Up to and including the line with "rotate=-90] (a2) at", return every line from the start of the entries below exactly.

>> Begin

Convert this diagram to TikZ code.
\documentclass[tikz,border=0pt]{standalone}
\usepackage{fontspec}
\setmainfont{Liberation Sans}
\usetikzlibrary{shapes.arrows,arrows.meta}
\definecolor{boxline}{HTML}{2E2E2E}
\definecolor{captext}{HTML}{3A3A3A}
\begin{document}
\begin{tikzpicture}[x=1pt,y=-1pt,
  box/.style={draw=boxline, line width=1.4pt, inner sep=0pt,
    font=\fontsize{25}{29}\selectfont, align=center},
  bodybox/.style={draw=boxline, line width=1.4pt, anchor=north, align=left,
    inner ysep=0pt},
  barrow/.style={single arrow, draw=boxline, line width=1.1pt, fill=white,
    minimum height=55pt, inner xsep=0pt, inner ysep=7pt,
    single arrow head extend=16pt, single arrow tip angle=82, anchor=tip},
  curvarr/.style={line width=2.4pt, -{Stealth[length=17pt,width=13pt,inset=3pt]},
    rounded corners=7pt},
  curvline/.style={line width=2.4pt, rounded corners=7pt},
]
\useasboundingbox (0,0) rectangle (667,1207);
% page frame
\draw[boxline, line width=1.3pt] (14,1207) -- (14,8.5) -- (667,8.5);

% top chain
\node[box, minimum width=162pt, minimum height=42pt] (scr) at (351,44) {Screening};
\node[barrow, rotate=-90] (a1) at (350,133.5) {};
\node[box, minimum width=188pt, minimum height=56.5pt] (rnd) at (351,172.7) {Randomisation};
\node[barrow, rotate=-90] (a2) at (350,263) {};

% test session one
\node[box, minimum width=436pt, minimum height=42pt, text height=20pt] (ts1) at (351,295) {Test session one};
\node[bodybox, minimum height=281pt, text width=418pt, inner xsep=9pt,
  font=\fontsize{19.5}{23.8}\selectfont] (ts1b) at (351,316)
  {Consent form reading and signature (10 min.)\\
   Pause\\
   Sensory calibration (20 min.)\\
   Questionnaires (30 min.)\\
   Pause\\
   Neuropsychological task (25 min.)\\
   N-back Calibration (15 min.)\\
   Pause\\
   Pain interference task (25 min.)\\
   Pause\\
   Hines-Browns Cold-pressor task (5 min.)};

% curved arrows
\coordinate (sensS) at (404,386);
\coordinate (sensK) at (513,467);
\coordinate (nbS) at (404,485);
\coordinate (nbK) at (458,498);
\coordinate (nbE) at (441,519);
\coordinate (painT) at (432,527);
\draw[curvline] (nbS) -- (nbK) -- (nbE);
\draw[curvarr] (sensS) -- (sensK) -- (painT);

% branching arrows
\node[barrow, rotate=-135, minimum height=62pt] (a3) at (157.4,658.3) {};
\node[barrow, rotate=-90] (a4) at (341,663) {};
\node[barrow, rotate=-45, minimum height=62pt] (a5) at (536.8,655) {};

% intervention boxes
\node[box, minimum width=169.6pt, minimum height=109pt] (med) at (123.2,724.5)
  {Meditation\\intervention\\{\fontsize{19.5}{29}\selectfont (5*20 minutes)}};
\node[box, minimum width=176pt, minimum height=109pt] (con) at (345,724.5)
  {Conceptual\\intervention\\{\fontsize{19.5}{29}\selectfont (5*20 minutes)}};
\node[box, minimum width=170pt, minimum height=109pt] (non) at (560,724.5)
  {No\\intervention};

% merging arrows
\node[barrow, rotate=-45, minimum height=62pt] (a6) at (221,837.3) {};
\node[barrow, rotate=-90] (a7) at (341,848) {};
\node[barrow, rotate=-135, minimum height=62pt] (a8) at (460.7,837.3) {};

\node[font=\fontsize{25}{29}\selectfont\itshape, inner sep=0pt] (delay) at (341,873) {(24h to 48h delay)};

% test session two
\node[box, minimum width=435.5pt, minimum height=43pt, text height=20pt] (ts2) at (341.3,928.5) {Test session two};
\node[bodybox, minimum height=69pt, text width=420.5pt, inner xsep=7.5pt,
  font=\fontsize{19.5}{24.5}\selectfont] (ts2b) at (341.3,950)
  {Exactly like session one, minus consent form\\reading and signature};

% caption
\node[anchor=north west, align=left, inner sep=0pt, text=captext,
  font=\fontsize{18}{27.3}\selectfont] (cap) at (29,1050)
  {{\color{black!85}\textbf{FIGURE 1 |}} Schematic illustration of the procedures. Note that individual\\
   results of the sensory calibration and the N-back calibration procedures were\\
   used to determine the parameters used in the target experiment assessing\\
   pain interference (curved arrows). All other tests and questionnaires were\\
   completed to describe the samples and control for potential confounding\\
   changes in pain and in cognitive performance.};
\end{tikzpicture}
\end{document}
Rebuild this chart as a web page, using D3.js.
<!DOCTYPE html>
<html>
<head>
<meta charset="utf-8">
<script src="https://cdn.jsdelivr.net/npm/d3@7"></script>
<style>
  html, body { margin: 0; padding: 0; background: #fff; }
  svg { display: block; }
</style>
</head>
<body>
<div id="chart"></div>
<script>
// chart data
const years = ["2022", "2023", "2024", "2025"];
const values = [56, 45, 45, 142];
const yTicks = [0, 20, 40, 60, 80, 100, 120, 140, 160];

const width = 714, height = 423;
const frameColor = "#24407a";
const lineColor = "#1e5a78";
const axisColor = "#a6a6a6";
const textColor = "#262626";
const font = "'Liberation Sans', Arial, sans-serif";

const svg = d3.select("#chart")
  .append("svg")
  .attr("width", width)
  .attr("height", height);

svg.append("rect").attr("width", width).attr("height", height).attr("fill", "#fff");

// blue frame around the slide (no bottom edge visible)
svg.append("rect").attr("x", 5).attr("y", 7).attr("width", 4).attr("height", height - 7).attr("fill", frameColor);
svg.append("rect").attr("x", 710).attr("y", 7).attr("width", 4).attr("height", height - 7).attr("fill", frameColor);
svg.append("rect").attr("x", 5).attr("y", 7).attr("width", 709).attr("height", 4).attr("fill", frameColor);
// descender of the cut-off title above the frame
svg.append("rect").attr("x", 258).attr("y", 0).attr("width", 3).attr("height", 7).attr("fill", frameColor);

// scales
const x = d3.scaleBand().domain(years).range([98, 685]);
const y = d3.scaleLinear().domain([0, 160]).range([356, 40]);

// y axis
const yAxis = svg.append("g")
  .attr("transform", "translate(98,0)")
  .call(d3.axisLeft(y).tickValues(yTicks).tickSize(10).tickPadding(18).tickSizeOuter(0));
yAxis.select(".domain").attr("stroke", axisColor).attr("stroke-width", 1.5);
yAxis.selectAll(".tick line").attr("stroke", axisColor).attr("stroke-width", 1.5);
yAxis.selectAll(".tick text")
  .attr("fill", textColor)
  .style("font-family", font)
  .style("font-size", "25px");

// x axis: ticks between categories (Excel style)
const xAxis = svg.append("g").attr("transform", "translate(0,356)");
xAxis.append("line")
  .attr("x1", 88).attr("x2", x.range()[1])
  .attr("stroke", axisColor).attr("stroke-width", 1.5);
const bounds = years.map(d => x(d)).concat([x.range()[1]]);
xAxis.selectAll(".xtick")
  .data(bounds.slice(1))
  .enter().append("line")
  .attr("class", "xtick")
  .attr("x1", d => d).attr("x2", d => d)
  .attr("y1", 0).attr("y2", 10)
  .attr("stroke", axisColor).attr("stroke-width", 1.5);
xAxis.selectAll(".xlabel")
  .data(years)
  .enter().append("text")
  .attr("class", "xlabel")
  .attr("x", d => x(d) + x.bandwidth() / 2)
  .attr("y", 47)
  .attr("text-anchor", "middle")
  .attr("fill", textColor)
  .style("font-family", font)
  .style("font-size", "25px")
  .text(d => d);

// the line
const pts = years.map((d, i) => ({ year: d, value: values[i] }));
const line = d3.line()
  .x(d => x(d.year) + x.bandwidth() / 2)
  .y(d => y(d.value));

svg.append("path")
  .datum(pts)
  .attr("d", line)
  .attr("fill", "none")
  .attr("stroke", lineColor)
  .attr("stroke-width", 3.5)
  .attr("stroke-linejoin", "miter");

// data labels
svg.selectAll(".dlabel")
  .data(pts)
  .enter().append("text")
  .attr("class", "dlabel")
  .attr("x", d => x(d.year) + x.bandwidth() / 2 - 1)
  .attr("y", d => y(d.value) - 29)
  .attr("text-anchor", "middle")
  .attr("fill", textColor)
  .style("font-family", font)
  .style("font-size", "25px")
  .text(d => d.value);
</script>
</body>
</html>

>> End

__Response to the task__
Convert this diagram to TikZ code.
\documentclass[tikz,border=0pt]{standalone}
\usepackage{fontspec}
\setmainfont{Liberation Sans}
\usetikzlibrary{shapes.arrows,arrows.meta}
\definecolor{boxline}{HTML}{2E2E2E}
\definecolor{captext}{HTML}{3A3A3A}
\begin{document}
\begin{tikzpicture}[x=1pt,y=-1pt,
  box/.style={draw=boxline, line width=1.4pt, inner sep=0pt,
    font=\fontsize{25}{29}\selectfont, align=center},
  bodybox/.style={draw=boxline, line width=1.4pt, anchor=north, align=left,
    inner ysep=0pt},
  barrow/.style={single arrow, draw=boxline, line width=1.1pt, fill=white,
    minimum height=55pt, inner xsep=0pt, inner ysep=7pt,
    single arrow head extend=16pt, single arrow tip angle=82, anchor=tip},
  curvarr/.style={line width=2.4pt, -{Stealth[length=17pt,width=13pt,inset=3pt]},
    rounded corners=7pt},
  curvline/.style={line width=2.4pt, rounded corners=7pt},
]
\useasboundingbox (0,0) rectangle (667,1207);
% page frame
\draw[boxline, line width=1.3pt] (14,1207) -- (14,8.5) -- (667,8.5);

% top chain
\node[box, minimum width=162pt, minimum height=42pt] (scr) at (351,44) {Screening};
\node[barrow, rotate=-90] (a1) at (350,133.5) {};
\node[box, minimum width=188pt, minimum height=56.5pt] (rnd) at (351,172.7) {Randomisation};
\node[barrow, rotate=-90] (a2) at (350,263) {};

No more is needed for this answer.